What is the primary purpose of a single equation model in finance?

The primary purpose is to quantify the relationship between financial variables, such as how changes in specific economic indicators or company fundamentals impact stock prices, returns, or other financial outcomes. It helps in understanding and predicting market behavior.

Can a single equation model capture complex economic relationships?

A single equation model can capture a specific, isolated relationship. However, for truly complex economic systems with multiple interacting variables and feedback loops, a system of equations (like a Simultaneous equations model) or more advanced econometric model may be more appropriate to avoid biased statistical inference.

What is the "error term" in a single equation model?

The error term represents all factors affecting the dependent variable that are not explicitly included as independent variables in the model. This includes random variations, unobserved variables, and measurement errors. It is assumed to be uncorrelated with the independent variables for unbiased estimation.

Are single equation models used for forecasting?
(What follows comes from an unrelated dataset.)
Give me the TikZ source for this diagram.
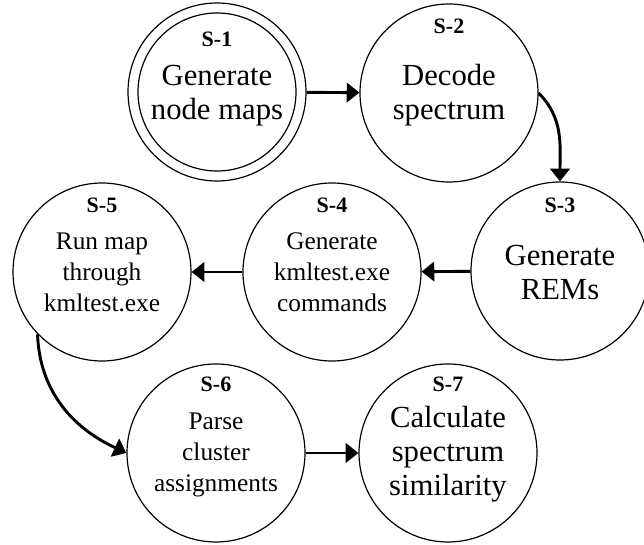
\documentclass[tikz,border=0pt]{standalone}
\usepackage{fontspec}
\setmainfont{Liberation Serif}
\usetikzlibrary{arrows.meta}
\begin{document}
\begin{tikzpicture}[x=0.75pt,y=0.75pt,
  stepcirc/.style={draw, circle, line width=0.9pt, minimum size=133.5pt, inner sep=0pt},
  steptag/.style={anchor=base, font=\bfseries\fontsize{16.5}{18}\selectfont},
  bigtext/.style={align=center, inner sep=0pt, font=\fontsize{23}{25.5}\selectfont},
  smalltext/.style={align=center, inner sep=0pt, font=\fontsize{19}{23.25}\selectfont},
  flow/.style={line width=2.2pt, -{Triangle[length=9.5pt,width=14.5pt]}}]
\useasboundingbox (0,0) rectangle (644,-545);
\node [stepcirc] (s1) at (217,-92) {};
\node [stepcirc, minimum size=118.5pt] (s1in) at (s1) {};
\node [steptag] (s1tag) at (217,-47) {S-1};
\node [bigtext] (s1txt) at (217,-96) {Generate\\node maps};
\node [stepcirc] (s2) at (449,-93) {};
\node [steptag] (s2tag) at (449,-34) {S-2};
\node [bigtext] (s2txt) at (449,-95) {Decode\\spectrum};
\node [stepcirc] (s3) at (560,-271) {};
\node [steptag] (s3tag) at (560,-213) {S-3};
\node [bigtext] (s3txt) at (560,-273) {Generate\\REMs};
\node [stepcirc] (s4) at (332,-272) {};
\node [steptag] (s4tag) at (332,-213) {S-4};
\node [smalltext] (s4txt) at (332,-272) {Generate\\kmltest.exe\\commands};
\node [stepcirc] (s5) at (102,-272) {};
\node [steptag] (s5tag) at (102,-213) {S-5};
\node [smalltext] (s5txt) at (102,-272) {Run map\\through\\kmltest.exe};
\node [stepcirc] (s6) at (216,-453) {};
\node [steptag] (s6tag) at (216,-392) {S-6};
\node [smalltext] (s6txt) at (216,-455) {Parse\\cluster\\assignments};
\node [stepcirc] (s7) at (448,-453) {};
\node [steptag] (s7tag) at (448,-392) {S-7};
\node [bigtext] (s7txt) at (448,-454) {Calculate\\spectrum\\similarity};
\draw [flow] (s1) -- (s2);
\draw [flow] (s2.east) to [out=-45, in=90] (s3.north);
\draw [flow] (s3) -- (s4);
\draw [flow] (s4) -- (s5);
\draw [flow] (s5.224) to [out=-88, in=155] (s6.west);
\draw [flow] (s6) -- (s7);
\end{tikzpicture}
\end{document}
Yes, once a single equation model has been estimated and validated, it can be used for forecasting the dependent variable's future values, given projections or assumptions about the independent variables.

How does the concept of "causality" relate to a single equation model?

A single equation model typically implies a one-way causality from the independent variables to the dependent variable. It aims to estimate the effect of one variable on another. However, proving true causality requires careful model specification, robust hypothesis testing, and consideration of potential issues like Endogeneity.